= Curtal sonnet =

Type of sonnet

The curtal sonnet is a form invented by Gerard Manley Hopkins, and used in three of his poems.

It is an eleven-line (or, more accurately, ten-and-a-half-line) sonnet, but rather than the first eleven lines of a standard sonnet it has precisely the structure of a Petrarchan sonnet in which each component is three-quarters of its original length. Thus the octave of a sonnet becomes a sestet and the sestet a quatrain plus an additional "tail piece". That is, the first eight lines of a sonnet are translated into the first six lines of a curtal sonnet and the last six lines of a sonnet are translated into the last four and a half lines of a curtal sonnet. Hopkins describes the last line as half a line, though in fact it can be shorter than half of one of Hopkins's standard sprung rhythm lines.
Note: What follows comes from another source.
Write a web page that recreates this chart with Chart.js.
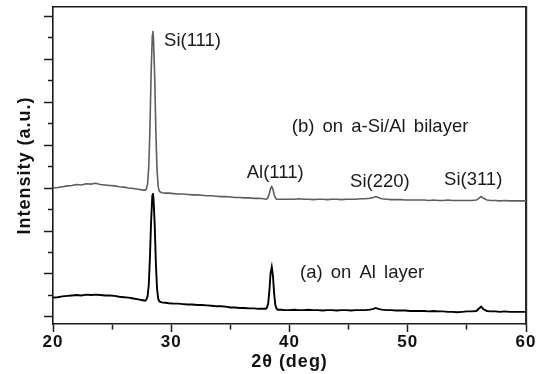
<!DOCTYPE html>
<html>
<head>
<meta charset="utf-8">
<script src="https://cdn.jsdelivr.net/npm/chart.js@4.4.1/dist/chart.umd.min.js"></script>
<style>
  html, body { margin: 0; padding: 0; background: #ffffff; }
  #wrap { width: 539px; height: 374px; }
</style>
</head>
<body>
<div id="wrap"><canvas id="c" width="539" height="374"></canvas></div>
<script>
// 2θ positions (deg)
const twoTheta = [
  20.0, 20.4, 20.8, 21.2, 21.6, 22.0, 22.4, 22.8, 23.2, 23.6, 24.0, 24.4, 24.8, 25.2, 25.6, 26.0, 26.4, 26.8, 27.2, 27.6,
  27.8, 27.9, 28.0, 28.1, 28.2, 28.3, 28.4, 28.45, 28.5, 28.6, 28.7, 28.8, 28.9, 29.0, 29.2, 29.5,
  29.8, 30.2, 30.6, 31.0, 31.4, 31.8, 32.2, 32.6, 33.0, 33.4, 33.8, 34.2, 34.6, 35.0, 35.4, 35.8, 36.2, 36.6, 37.0, 37.4, 37.8,
  38.0, 38.1, 38.2, 38.3, 38.4, 38.5, 38.6, 38.7, 38.8, 38.9, 39.0, 39.3, 39.6,
  40.0, 40.4, 40.8, 41.2, 41.6, 42.0, 42.4, 42.8, 43.2, 43.6, 44.0, 44.4, 44.8, 45.2, 45.6, 46.0, 46.4, 46.8,
  47.1, 47.3, 47.5,
  47.8, 48.2, 48.6, 49.0, 49.4, 49.8, 50.2, 50.6, 51.0, 51.4, 51.8, 52.2, 52.6, 53.0, 53.4, 53.8, 54.2, 54.6, 55.0, 55.4, 55.8,
  56.0, 56.2, 56.4, 56.7,
  57.0, 57.4, 57.8, 58.2, 58.6, 59.0, 59.4, 59.8,
  60.0
];
// (a) on Al layer (a.u.)
const intensityA = [
  0.45, 0.46, 0.48, 0.49, 0.50, 0.51, 0.50, 0.52, 0.51, 0.52, 0.51, 0.50, 0.50, 0.49, 0.47, 0.46, 0.45, 0.43, 0.41, 0.39,
  0.38, 0.41, 0.48, 0.75, 1.40, 2.25, 2.82, 2.88, 2.75, 2.15, 1.25, 0.65, 0.42, 0.36, 0.34, 0.33,
  0.32, 0.31, 0.31, 0.30, 0.29, 0.29, 0.28, 0.28, 0.27, 0.26, 0.25, 0.25, 0.24, 0.22, 0.22, 0.21, 0.21, 0.20, 0.20, 0.19, 0.19,
  0.19, 0.22, 0.32, 0.62, 1.02, 1.16, 0.96, 0.55, 0.28, 0.20, 0.17, 0.17, 0.16,
  0.16, 0.17, 0.16, 0.16, 0.17, 0.16, 0.16, 0.15, 0.16, 0.16, 0.15, 0.16, 0.16, 0.15, 0.16, 0.16, 0.16, 0.17,
  0.19, 0.21, 0.19,
  0.17, 0.16, 0.16, 0.15, 0.15, 0.15, 0.14, 0.14, 0.14, 0.14, 0.13, 0.14, 0.13, 0.13, 0.12, 0.12, 0.11, 0.12, 0.13, 0.13, 0.14,
  0.19, 0.24, 0.18, 0.14,
  0.13, 0.13, 0.12, 0.13, 0.12, 0.12, 0.12, 0.12,
  0.12
];
// (b) on a-Si/Al bilayer (a.u.)
const intensityB = [
  3.00, 3.01, 3.03, 3.05, 3.06, 3.08, 3.07, 3.10, 3.09, 3.11, 3.08, 3.07, 3.06, 3.05, 3.03, 3.02, 3.00, 2.99, 2.97, 2.95,
  2.95, 2.98, 3.10, 3.50, 4.40, 5.70, 6.55, 6.65, 6.45, 5.60, 4.30, 3.40, 3.02, 2.92, 2.89, 2.88,
  2.88, 2.87, 2.86, 2.86, 2.85, 2.84, 2.84, 2.83, 2.82, 2.82, 2.81, 2.80, 2.80, 2.79, 2.78, 2.78, 2.77, 2.77, 2.76, 2.76, 2.75,
  2.74, 2.75, 2.79, 2.88, 2.99, 3.03, 2.97, 2.85, 2.77, 2.74, 2.74, 2.74, 2.74,
  2.74, 2.74, 2.75, 2.74, 2.74, 2.73, 2.74, 2.74, 2.73, 2.74, 2.74, 2.73, 2.74, 2.74, 2.74, 2.75, 2.75, 2.76,
  2.78, 2.80, 2.78,
  2.75, 2.74, 2.73, 2.73, 2.73, 2.72, 2.72, 2.72, 2.72, 2.72, 2.71, 2.72, 2.71, 2.71, 2.72, 2.71, 2.71, 2.71, 2.71, 2.71, 2.72,
  2.76, 2.80, 2.76, 2.72,
  2.71, 2.71, 2.70, 2.71, 2.70, 2.70, 2.70, 2.70,
  2.70
];
// axis tick labels
const xTickLabels = [20, 30, 40, 50, 60];
// peak labels and their anchor (data coordinates)
const annotationTexts = ['Si(111)', '(b) on a-Si/Al bilayer', 'Al(111)', 'Si(220)', 'Si(311)', '(a) on Al layer'];
const annotationX = [29.39, 40.19, 36.38, 45.12, 53.07, 40.89];
const annotationY = [6.42, 4.43, 3.35, 3.15, 3.19, 1.02];

const X_MIN = 20, X_MAX = 60, Y_MIN = -0.163, Y_MAX = 7.21;

const toPoints = (ys) => twoTheta.map((x, i) => ({ x: x, y: ys[i] }));

const spacingPlugin = {
  id: 'spacing',
  beforeDraw(chart) { chart.ctx.letterSpacing = '1px'; },
  afterDraw(chart) {
    const ctx = chart.ctx;
    const xs = chart.scales.x, ys = chart.scales.y;
    ctx.save();
    ctx.letterSpacing = '0px';
    ctx.wordSpacing = '3px';
    ctx.font = '18.5px "Liberation Sans", Arial, sans-serif';
    ctx.fillStyle = '#1a1a1a';
    ctx.textAlign = 'left';
    ctx.textBaseline = 'middle';
    annotationTexts.forEach((t, i) => {
      ctx.fillText(t, xs.getPixelForValue(annotationX[i]), ys.getPixelForValue(annotationY[i]));
    });
    ctx.restore();
    ctx.letterSpacing = '0px';
  }
};

const axisColor = '#1c1c1c';

new Chart(document.getElementById('c'), {
  type: 'line',
  data: {
    datasets: [
      { label: '(b) on a-Si/Al bilayer', data: toPoints(intensityB), borderColor: '#5e5e5e', borderWidth: 1.6, pointRadius: 0, tension: 0, xAxisID: 'x', yAxisID: 'y' },
      { label: '(a) on Al layer', data: toPoints(intensityA), borderColor: '#000000', borderWidth: 1.9, pointRadius: 0, tension: 0, xAxisID: 'x', yAxisID: 'y' }
    ]
  },
  options: {
    responsive: false,
    animation: false,
    devicePixelRatio: 1,
    layout: { padding: { top: 7, right: 13, left: 0, bottom: 0 } },
    plugins: { legend: { display: false }, tooltip: { enabled: false } },
    scales: {
      x: {
        type: 'linear', position: 'bottom', min: X_MIN, max: X_MAX,
        afterFit: (s) => { s.height = 50; },
        border: { display: true, color: axisColor, width: 1.6 },
        grid: {
          drawOnChartArea: false, drawTicks: true, tickLength: 8, tickWidth: 1.5, tickColor: axisColor,
          tickBorderDash: (c) => (c.tick && xTickLabels.includes(c.tick.value)) ? [] : [5, 100]
        },
        ticks: {
          stepSize: 5, autoSkip: false, maxRotation: 0, padding: 0, color: '#111',
          font: { family: '"Liberation Sans", Arial, sans-serif', size: 17, weight: 'bold' },
          callback: (v) => xTickLabels.includes(v) ? String(v) : ''
        },
        title: {
          display: true, text: '2θ (deg)', color: '#111',
          font: { family: '"Liberation Sans", Arial, sans-serif', size: 18, weight: 'bold' },
          padding: { top: 0, bottom: 1 }
        }
      },
      y: {
        type: 'linear', position: 'left', min: Y_MIN, max: Y_MAX,
        afterFit: (s) => { s.width = 53; },
        border: { display: true, color: axisColor, width: 1.6 },
        grid: {
          drawOnChartArea: false, drawTicks: true, tickLength: 9, tickWidth: 1.5, tickColor: axisColor,
          tickBorderDash: (c) => (c.tick && Number.isInteger(c.tick.value)) ? [] : [0, 4, 6, 100]
        },
        ticks: { stepSize: 0.5, includeBounds: false, display: false },
        title: {
          display: true, text: 'Intensity (a.u.)', color: '#111',
          font: { family: '"Liberation Sans", Arial, sans-serif', size: 18, weight: 'bold' },
          padding: { top: 14, bottom: 0 }
        }
      },
      x2: {
        type: 'linear', position: 'top', min: X_MIN, max: X_MAX,
        afterFit: (s) => { s.height = 0; },
        border: { display: true, color: axisColor, width: 1.6 },
        grid: { drawOnChartArea: false, drawTicks: false },
        ticks: { display: false }
      },
      y2: {
        type: 'linear', position: 'right', min: Y_MIN, max: Y_MAX,
        afterFit: (s) => { s.width = 0; },
        border: { display: true, color: '#2a2a2a', width: 2.2 },
        grid: { drawOnChartArea: false, drawTicks: false },
        ticks: { display: false }
      }
    }
  },
  plugins: [spacingPlugin]
});
</script>
</body>
</html>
In the preface to his Poems (1876–89), Hopkins describes the relationship between the Petrarchan and curtal sonnets mathematically; if the Petrarchan sonnet can be described by the equation 8+6=14 then, he says, the curtal sonnet would be:
12/2 + 9/2 = 21/2 = 10 1/2.

Hopkins's only examples of the form are "Pied Beauty", "Peace", and "Ash Boughs". "Pied Beauty" reads as follows, showing the proportional relation to the Petrarchan sonnet (not included in the original: the only indication of the form is in the preface). Accents indicate stressed syllables:
| Glory be to God for dappled things— For skies of couple-colour as a brinded cow; For rose-moles all in stipple upon trout that swim; Fresh-firecoal chestnut-falls; finches' wings; Landscape plotted and pieced—fold, fallow, and plough; And áll trádes, their gear and tackle and trim. | 12/2 = 6 |
| All things counter, original, spare, strange; Whatever is fickle, freckled (who knows how?) With swift, slow; sweet, sour; adazzle, dim; He fathers-forth whose beauty is past change: Praise him. | 9/2 = 4 1/2 |

Hopkins's account of the form comes from the preface to his Poems (1876–89). Critics are generally in agreement that the curtal sonnet does not so much constitute a new form as an interpretation of sonnet form as Hopkins believed it to be; as Elisabeth Schneider argues, the curtal sonnet reveals Hopkins's intense interest in the mathematical proportions of all sonnets. Lois Pitchford examines all three poems in detail in relation to the form as Hopkins imagined it.

The form has been used occasionally since, but often as a novelty, in contrast to Hopkins's quite serious use. Poets Lucy Newlyn and R. H. W. Dillard have written examples that serve as explications of the form.